It might be related to #35 which was fixed with version 0.7.5

@YH-Zheng if it works with 0.7.5 let me know so I can close the issue

@Intron7 Of course, I have now updated to 0.7.5 and started running harmony_gpu, I will let you know the result as soon as possible.

@Intron7 After 11 hours of calculation, the first iteration is still not completed. It takes about 3 hours to complete an iteration when using sc, and the jupyter kernel shows that it is connecting, but it can still be observed that the GPU is performing calculation tasks.
截屏2023-08-10 09 20 18

Now the GPU occupation has stopped, and can see the occupation of 1 CPU core, but jupyter kernel still cannot connect. When I checked the jupyter log file, I still found the "IOStream.flush timed out" error.

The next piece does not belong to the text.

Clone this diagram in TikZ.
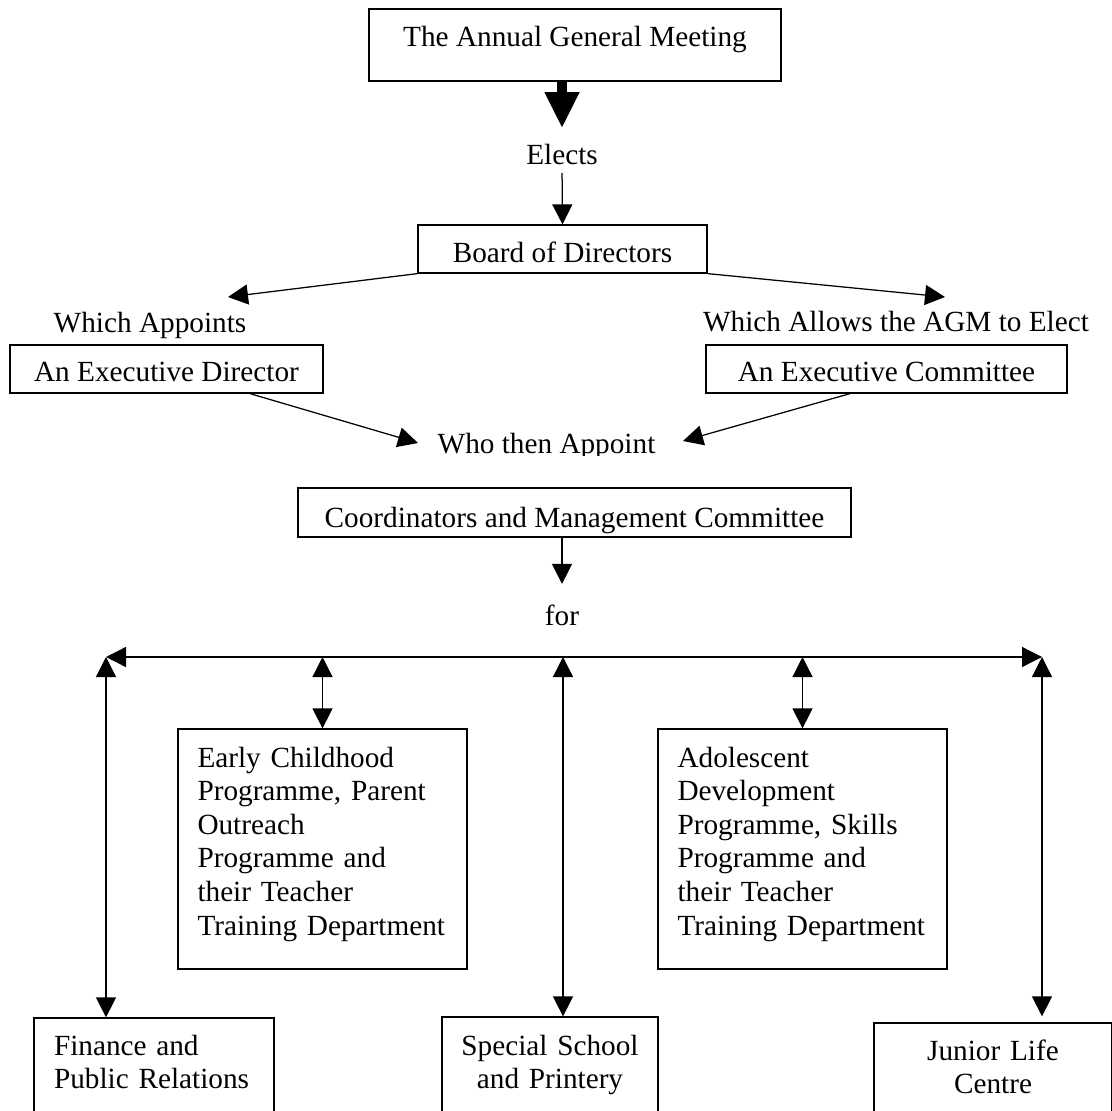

Traceback (most recent call last):
File "/home/zhengyuhui/anaconda3/envs/scanpy/lib/python3.8/site-packages/tornado/websocket.py", line 1089, in wrapper
raise WebSocketClosedError()
tornado.websocket.WebSocketClosedError
Task exception was never retrieved
future: <Task finished name='Task-114505' coro=<WebSocketProtocol13.write_message..wrapper() done, defined at /home/zhengyuhui/anaconda3/envs/scanpy/lib/python3.8/site-packages/tornado/websocket.py:1085> exception=WebSocketClosedError()>
Traceback (most recent call last):
File "/home/zhengyuhui/anaconda3/envs/scanpy/lib/python3.8/site-packages/tornado/websocket.py", line 1087, in wrapper
await fut
tornado.iostream.StreamClosedError: Stream is closed

During handling of the above exception, another exception occurred:

Traceback (most recent call last):
File "/home/zhengyuhui/anaconda3/envs/scanpy/lib/python3.8/site-packages/tornado/websocket.py", line 1089, in wrapper
raise WebSocketClosedError()
tornado.websocket.WebSocketClosedError
IOStream.flush timed out
IOStream.flush timed out
IOStream.flush timed out
IOStream.flush timed out
IOStream.flush timed out
IOStream.flush timed out
IOStream.flush timed out
IOStream.flush timed out
IOStream.flush timed out
IOStream.flush timed out

What kind of GPU are you using and how big is your dataset?

GPU: 2080ti Mem: 768G
Data shape: 6903432, 36326
hvg: 3000

When I tried to check adata, I found that it added harmony information, but I don't know if the result of harmony is credible when there are still errors in the jupyter log? It took about 13 hours, which is close to the time sc ran this step, and no process information is printed.

@YH-Zheng, the root of the problem might indeed be the memory limitation of the GPU being used. The 2080ti, while a powerful card, comes with 11GB of VRAM. This is often sufficient for many tasks, but when dealing with large datasets like the one you've mentioned, it can quickly become a limitation.

Even with the RAPIDS Memory Manager (RMM) enabled, which allows for GPU memory oversubscription, you can usually only go over the native memory by a factor of 2 or so. This effectively gives you an upper bound of around 33GB of usable GPU memory for your computations. Given the size of your dataset and the memory-intensive nature of operations like Harmony, it's likely that this limitation is causing the issues you're observing.

@Intron7, I understand what you mean, but the memory of the 2080ti I use has been increased to 22GB, does this mean that I can use up to 66GB of memory, but because my data set is too large, this may still not be enough, which led to this Mistakes happen.

Thank you for your reply!